Desde la grada de la fanaticada escribo estas líneas con una inquietud que quizás no es sólo mía: ¿vale hoy lo mismo ser parte de la Roja que en los años en que Chile alzó dos Copas América? ¿El sentido de pertenencia sigue vivo o quedó diluido entre contratos, campañas de marketing y el uso liviano de un legado que costó décadas construir?
El fútbol chileno —como el vino, las empanadas o el asado— forma parte de nuestra identidad. Pero a diferencia de esos símbolos que compartimos sin condiciones, el fútbol profesional parece cada vez más alejado de su gente. Como hincha y como ciudadano que cree en la rendición de cuentas, me pregunto cuánto cuesta hoy mantener un punto en la tabla o sostener un club de primera división. ¿Cuánto se paga antes de que la pelota empiece a rodar?
Si bien existen algunas excepciones, en general los clubes y federaciones chilenas no publican sus estados financieros de forma transparente y accesible. Y aunque se trate de organizaciones privadas, no es menor que gran parte de su operación se sostiene por la fidelidad y el respaldo emocional de millones. Si hay controles para los negocios de barrio o para quienes manejan fondos públicos, ¿por qué no habría también una fiscalización o estándar mínimo para quienes lideran el fútbol nacional?

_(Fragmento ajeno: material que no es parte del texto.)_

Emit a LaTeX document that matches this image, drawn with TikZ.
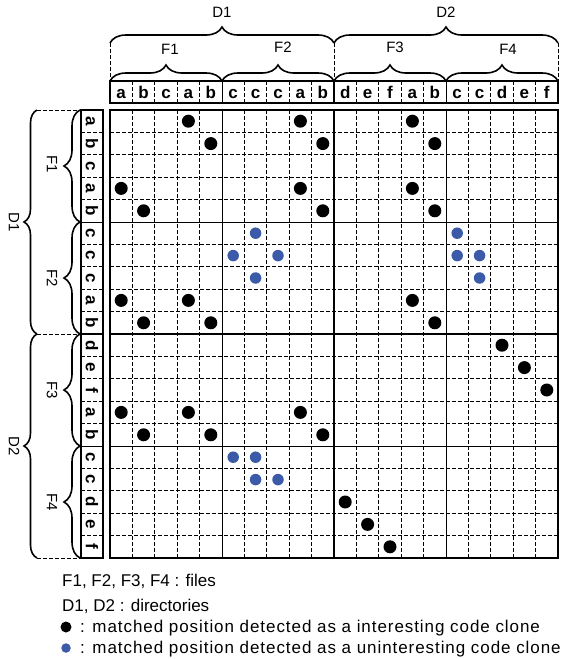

La ausencia de información sobre sueldos, premios, contratos de auspicio o derechos televisivos genera una desconfianza persistente. Más aún cuando los resultados deportivos ya no alcanzan para justificar las cifras que circulan fuera de la cancha. ¿Es posible hablar de un fútbol con valores cuando no se sabe cuánto entra, cuánto sale y hacia dónde?

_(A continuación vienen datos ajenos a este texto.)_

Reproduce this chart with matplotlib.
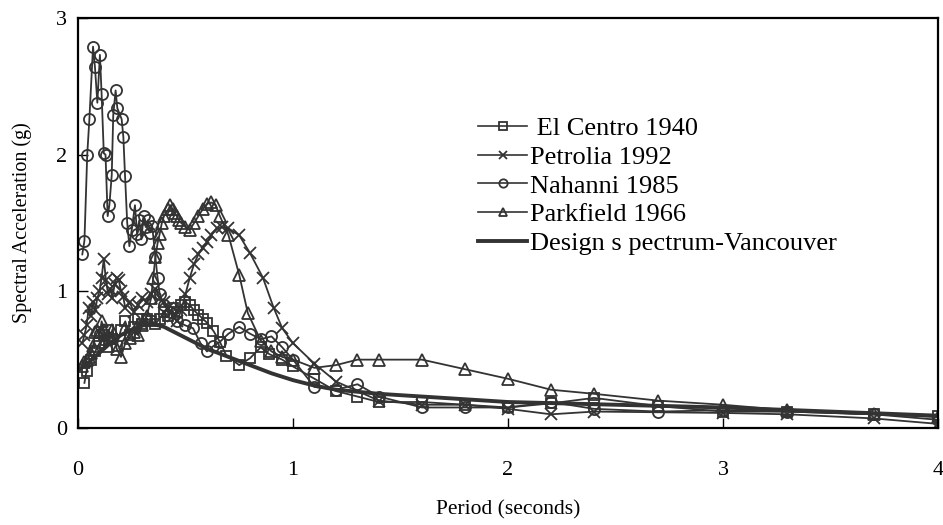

No se trata de restar pasión. Al contrario. Es precisamente porque el fútbol importa, porque emociona, porque nos une y nos identifica, que vale la pena preguntarse si lo que estamos auspiciando son clubes o estructuras donde los intereses económicos han desplazado los principios básicos de gestión social y deportiva.

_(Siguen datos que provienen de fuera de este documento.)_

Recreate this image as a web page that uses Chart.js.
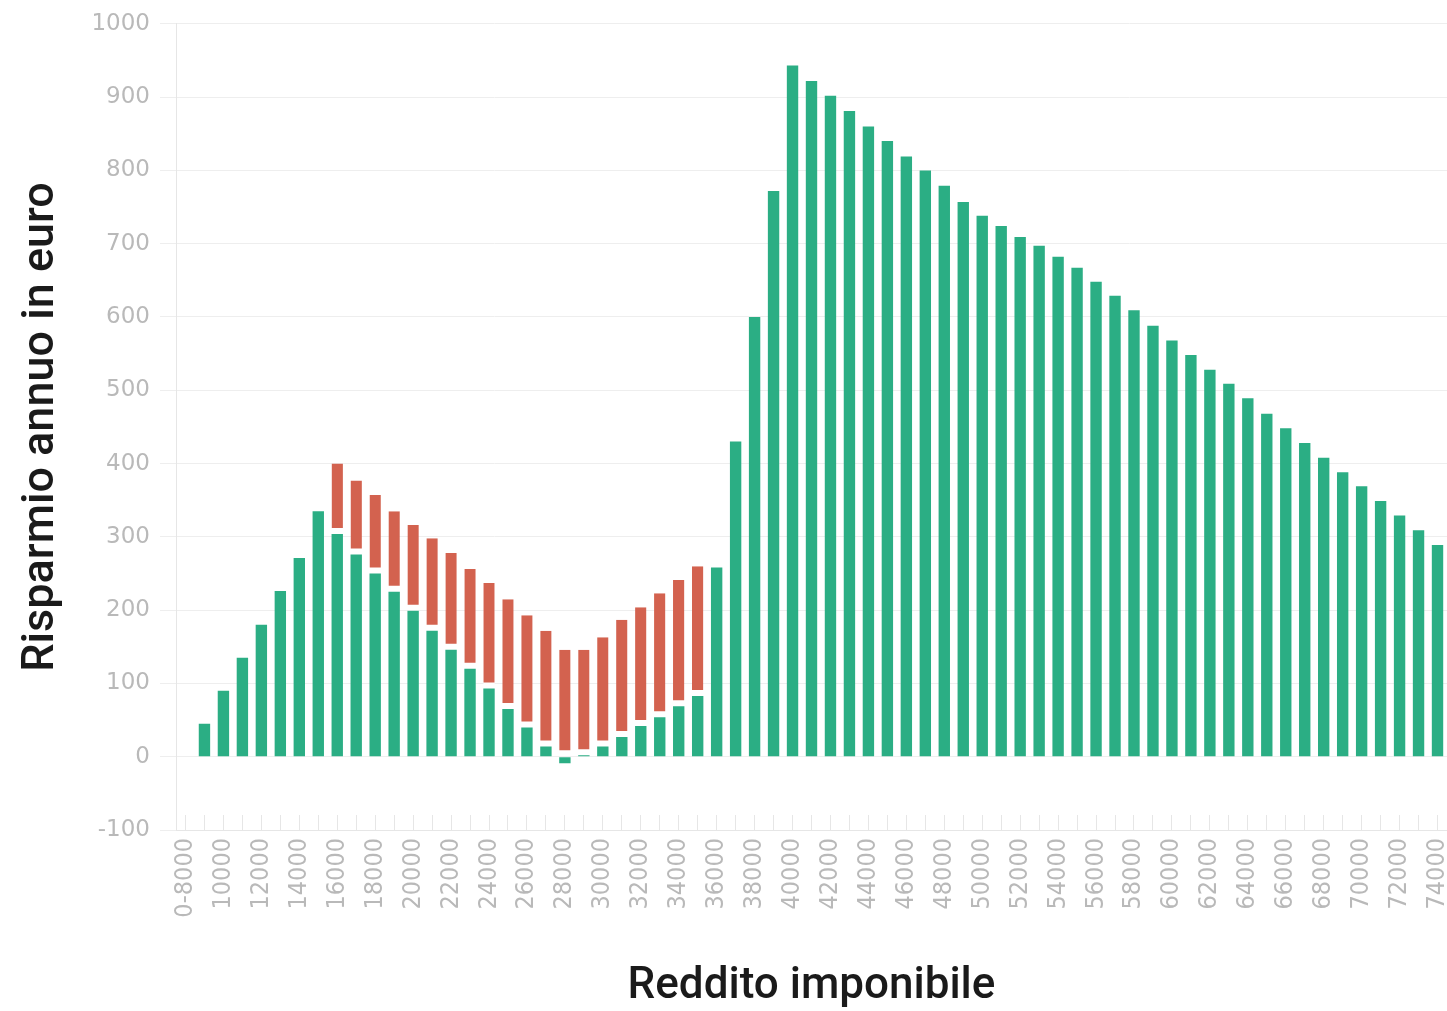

Los clubes son hoy marcas, las camisetas vitrinas, y los estadios una mezcla entre espectáculo y negocio. Pero si perdemos el vínculo genuino con lo que pasa dentro y fuera del campo, si dejamos de exigir ética y transparencia, estaremos también renunciando al derecho de decir “soy de este equipo” con orgullo y convicción.
Soñar con balances públicos puede parecer utópico, pero también es una forma de exigir respeto por quienes sostenemos este espectáculo con emoción, camiseta y memoria. Porque incluso en el fútbol, la confianza también se juega.